Results in Physics (Aug 2024)
Dynamic behaviors of activation and reduction of CO2 on clean and H2-adsorbed Co(0001) surfaces probed by in situ UHV-FTIRS
Abstract
Cobalt (Co)-catalytic reduction of CO2 to CO is a key step in the reverse water–gas shift reaction. Here, dynamic behaviors of activation and reduction of CO2 and its products on clean and H2-adsorbed Co(0001) single-crystal surfaces probed in situ by ultrahigh vacuum − Fourier transform infrared spectroscopy (UHV-FTIRS) are reported for the first time. The physisorbed CO2 at low temperatures exists only at the top sites of terraces and diffuses to active sites for dissociation as annealing. Two active sites of the preferential B5 site at steps and hollow site on terraces are identified. The activated CO2 instantly dissociates to CO and O, and the produced CO at step sites migrates to more stable top sites of terraces at higher or room temperature.

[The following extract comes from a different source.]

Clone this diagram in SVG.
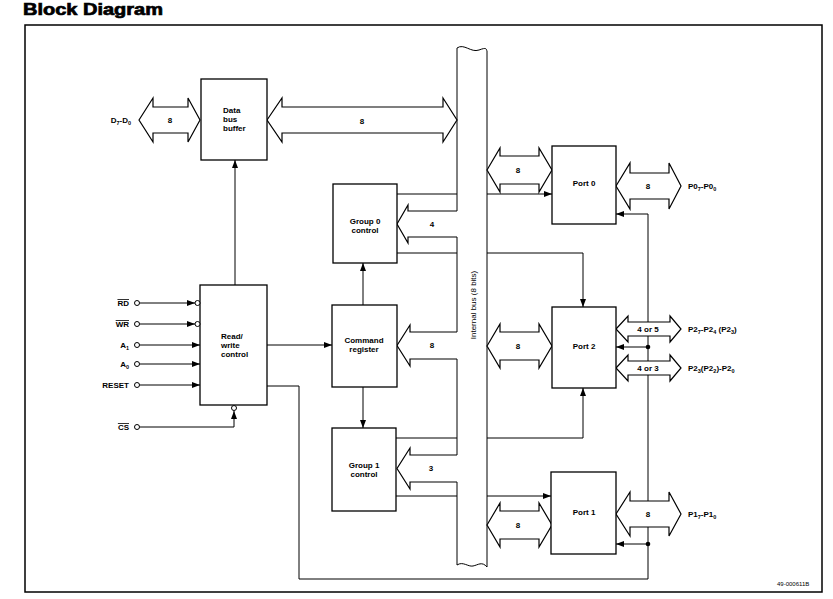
<svg xmlns="http://www.w3.org/2000/svg" width="833" height="599" viewBox="0 0 833 599">
<defs>
<style>
.box{fill:#fff;stroke:#000;stroke-width:1.3}
.ln{fill:none;stroke:#000;stroke-width:1}
.dbl{fill:#fff;stroke:#000;stroke-width:1.2;stroke-linejoin:miter}
.t{font-family:"Liberation Sans",Arial,sans-serif;font-size:8px;font-weight:bold;fill:#000}
.c{text-anchor:middle}
.e{text-anchor:end}
.pin{fill:#fff;stroke:#000;stroke-width:1}
</style>
<marker id="ah" viewBox="0 0 8 6" refX="8" refY="3" markerWidth="8" markerHeight="6" markerUnits="userSpaceOnUse" orient="auto">
<path d="M0,0 L8,3 L0,6 Z" fill="#000"/>
</marker>
</defs>
<rect width="833" height="599" fill="#fff"/>
<text x="23" y="15" font-family="'Liberation Sans',Arial,sans-serif" font-size="16" font-weight="900" stroke="#000" stroke-width="0.7" textLength="140" lengthAdjust="spacingAndGlyphs">Block Diagram</text>
<rect x="25" y="25" width="797" height="567" fill="none" stroke="#000" stroke-width="1.5"/>

<g id="internal-bus">
<path class="ln" stroke-width="1.3" d="M457,48 C464,43 471,53 479,50 S486,49 487,51 M457,48 V211 M457,237 V332 M457,359 V455 M457,482 V565 M487,51 V567 M457,565 C463,561 468,567 473,566 S482,561 487,567"/>
<text class="t c" style="font-weight:normal" transform="translate(476,305) rotate(-90)">Internal bus (8 bits)</text>
</g>

<g id="connectors">
<path class="dbl" d="M139,120 L153,98 V107 H188 V98 L200,120 L188,142 V133 H153 V142 Z"/>
<path class="dbl" d="M267,120 L282,98 V107 H443 V98 L457,120 L443,142 V133 H282 V142 Z"/>
<path class="dbl" d="M457,211 H408 V205 L397,224 L408,243 V237 H457"/>
<path class="dbl" d="M457,332 H410 V325 L397,345.5 L410,366 V359 H457"/>
<path class="dbl" d="M457,455 H410 V448 L397,468.5 L410,489 V482 H457"/>
<path class="dbl" d="M487,170 L500,148 V156 H539 V148 L552,170 L539,192 V184 H500 V192 Z"/>
<path class="dbl" d="M487,346 L500,324 V332 H539 V324 L552,346 L539,368 V360 H500 V368 Z"/>
<path class="dbl" d="M487,525 L500,503 V511 H539 V503 L552,525 L539,547 V539 H500 V547 Z"/>
<path class="ln" d="M267,386 H299 V579 H648 V214 H616" marker-end="url(#ah)"/>
<path class="ln" d="M648,347 H616" marker-end="url(#ah)"/>
<path class="ln" d="M648,544 H616" marker-end="url(#ah)"/>
<circle cx="648" cy="347" r="2.3" fill="#000"/>
<circle cx="648" cy="544" r="2.3" fill="#000"/>
<path class="dbl" d="M616,186 L630,163 V173 H669 V163 L681,186 L669,209 V199 H630 V209 Z"/>
<path class="dbl" d="M616,329 L628,316 V322 H670 V316 L681,329 L670,342 V336 H628 V342 Z"/>
<path class="dbl" d="M616,368 L628,355 V361 H670 V355 L681,368 L670,381 V375 H628 V381 Z"/>
<path class="dbl" d="M616,514 L630,492 V501 H669 V492 L681,514 L669,536 V527 H630 V536 Z"/>
<path class="ln" d="M397,194 H457"/>
<path class="ln" d="M487,194 H552" marker-end="url(#ah)"/>
<path class="ln" d="M397,253 H457"/>
<path class="ln" d="M487,253 H583 V307" marker-end="url(#ah)"/>
<path class="ln" d="M396,438 H457"/>
<path class="ln" d="M487,438 H583 V388" marker-end="url(#ah)"/>
<path class="ln" d="M396,496 H457"/>
<path class="ln" d="M487,496 H551" marker-end="url(#ah)"/>
<path class="ln" d="M363,305 V263" marker-end="url(#ah)"/>
<path class="ln" d="M363,387 V428" marker-end="url(#ah)"/>
<path class="ln" d="M267,345 H332" marker-end="url(#ah)"/>
<path class="ln" d="M235,285 V160" marker-end="url(#ah)"/>
<path class="ln" d="M139.5,303 H195" marker-end="url(#ah)"/>
<path class="ln" d="M139.5,324 H195" marker-end="url(#ah)"/>
<path class="ln" d="M139.5,345 H200" marker-end="url(#ah)"/>
<path class="ln" d="M139.5,364 H200" marker-end="url(#ah)"/>
<path class="ln" d="M139.5,385 H200" marker-end="url(#ah)"/>
<path class="ln" d="M139.5,427 H234 V411" marker-end="url(#ah)"/>
<circle class="pin" cx="137" cy="303" r="2.5"/>
<circle class="pin" cx="137" cy="324" r="2.5"/>
<circle class="pin" cx="137" cy="345" r="2.5"/>
<circle class="pin" cx="137" cy="364" r="2.5"/>
<circle class="pin" cx="137" cy="385" r="2.5"/>
<circle class="pin" cx="137" cy="427" r="2.5"/>
<text class="t c" x="170" y="123">8</text>
<text class="t c" x="362" y="124">8</text>
<text class="t c" x="432" y="227">4</text>
<text class="t c" x="432" y="348">8</text>
<text class="t c" x="431" y="471">3</text>
<text class="t c" x="518" y="173">8</text>
<text class="t c" x="518" y="349">8</text>
<text class="t c" x="518" y="528">8</text>
<text class="t c" x="648" y="189">8</text>
<text class="t c" x="648" y="332">4 or 5</text>
<text class="t c" x="648" y="371">4 or 3</text>
<text class="t c" x="648" y="517">8</text>
</g>

<g id="data-bus-buffer">
<rect class="box" x="201" y="79" width="66" height="81"/>
<text class="t" x="223" y="113">Data</text>
<text class="t" x="223" y="122">bus</text>
<text class="t" x="223" y="131">buffer</text>
</g>

<g id="read-write-control">
<rect class="box" x="200" y="285" width="67" height="120"/>
<circle class="pin" cx="197.5" cy="303" r="2.5"/>
<circle class="pin" cx="197.5" cy="324" r="2.5"/>
<circle class="pin" cx="234" cy="408" r="2.5"/>
<text class="t" x="221" y="339">Read/</text>
<text class="t" x="221" y="348">write</text>
<text class="t" x="221" y="357">control</text>
</g>

<g id="group0-control">
<rect class="box" x="333" y="184" width="64" height="79"/>
<text class="t c" x="365" y="224">Group 0</text>
<text class="t c" x="365" y="233">control</text>
</g>

<g id="command-register">
<rect class="box" x="332" y="305" width="65" height="82"/>
<text class="t c" x="364" y="343">Command</text>
<text class="t c" x="364" y="352">register</text>
</g>

<g id="group1-control">
<rect class="box" x="332" y="428" width="64" height="83"/>
<text class="t c" x="364" y="468">Group 1</text>
<text class="t c" x="364" y="477">control</text>
</g>

<g id="port0">
<rect class="box" x="552" y="146" width="64" height="78"/>
<text class="t c" x="584" y="186">Port 0</text>
</g>

<g id="port2">
<rect class="box" x="552" y="307" width="64" height="81"/>
<text class="t c" x="584" y="349">Port 2</text>
</g>

<g id="port1">
<rect class="box" x="551" y="472" width="65" height="82"/>
<text class="t c" x="584" y="515">Port 1</text>
</g>

<g id="pin-labels">
<text class="t e" x="131" y="123">D<tspan font-size="5.5" dy="2">7</tspan><tspan dy="-2">-D</tspan><tspan font-size="5.5" dy="2">0</tspan></text>
<text class="t e" x="129" y="306" text-decoration="overline">RD</text>
<text class="t e" x="129" y="327" text-decoration="overline">WR</text>
<text class="t e" x="129" y="348">A<tspan font-size="5.5" dy="2">1</tspan></text>
<text class="t e" x="129" y="367">A<tspan font-size="5.5" dy="2">0</tspan></text>
<text class="t e" x="129" y="388">RESET</text>
<text class="t e" x="129" y="430" text-decoration="overline">CS</text>
<text class="t" x="688" y="189">P0<tspan font-size="5.5" dy="2">7</tspan><tspan dy="-2">-P0</tspan><tspan font-size="5.5" dy="2">0</tspan></text>
<text class="t" x="688" y="332">P2<tspan font-size="5.5" dy="2">7</tspan><tspan dy="-2">-P2</tspan><tspan font-size="5.5" dy="2">4</tspan><tspan dy="-2"> (P2</tspan><tspan font-size="5.5" dy="2">3</tspan><tspan dy="-2">)</tspan></text>
<text class="t" x="688" y="371">P2<tspan font-size="5.5" dy="2">3</tspan><tspan dy="-2">(P2</tspan><tspan font-size="5.5" dy="2">2</tspan><tspan dy="-2">)-P2</tspan><tspan font-size="5.5" dy="2">0</tspan></text>
<text class="t" x="688" y="517">P1<tspan font-size="5.5" dy="2">7</tspan><tspan dy="-2">-P1</tspan><tspan font-size="5.5" dy="2">0</tspan></text>
<text x="777" y="586" font-family="'Liberation Sans',Arial,sans-serif" font-size="6">49-000611B</text>
</g>
</svg>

The pre-adsorbed H2 on Co(0001) remarkably accelerates CO2 dissociation via transferring more electrons to the 2πu anti-bonding orbital of CO2. The dissociated O and H atoms form hydroxyl groups at the hollow sites of terraces. The occupation of active sites by the O atoms or hydroxyl groups reduces the CO2 dissociation rate. Our work provides the direct experimental evidences for a fundamental understanding activation and reduction of CO2 on Co(0001) and thus is conducive to rational design and synthesis of efficient and highly selective Co-based catalysts.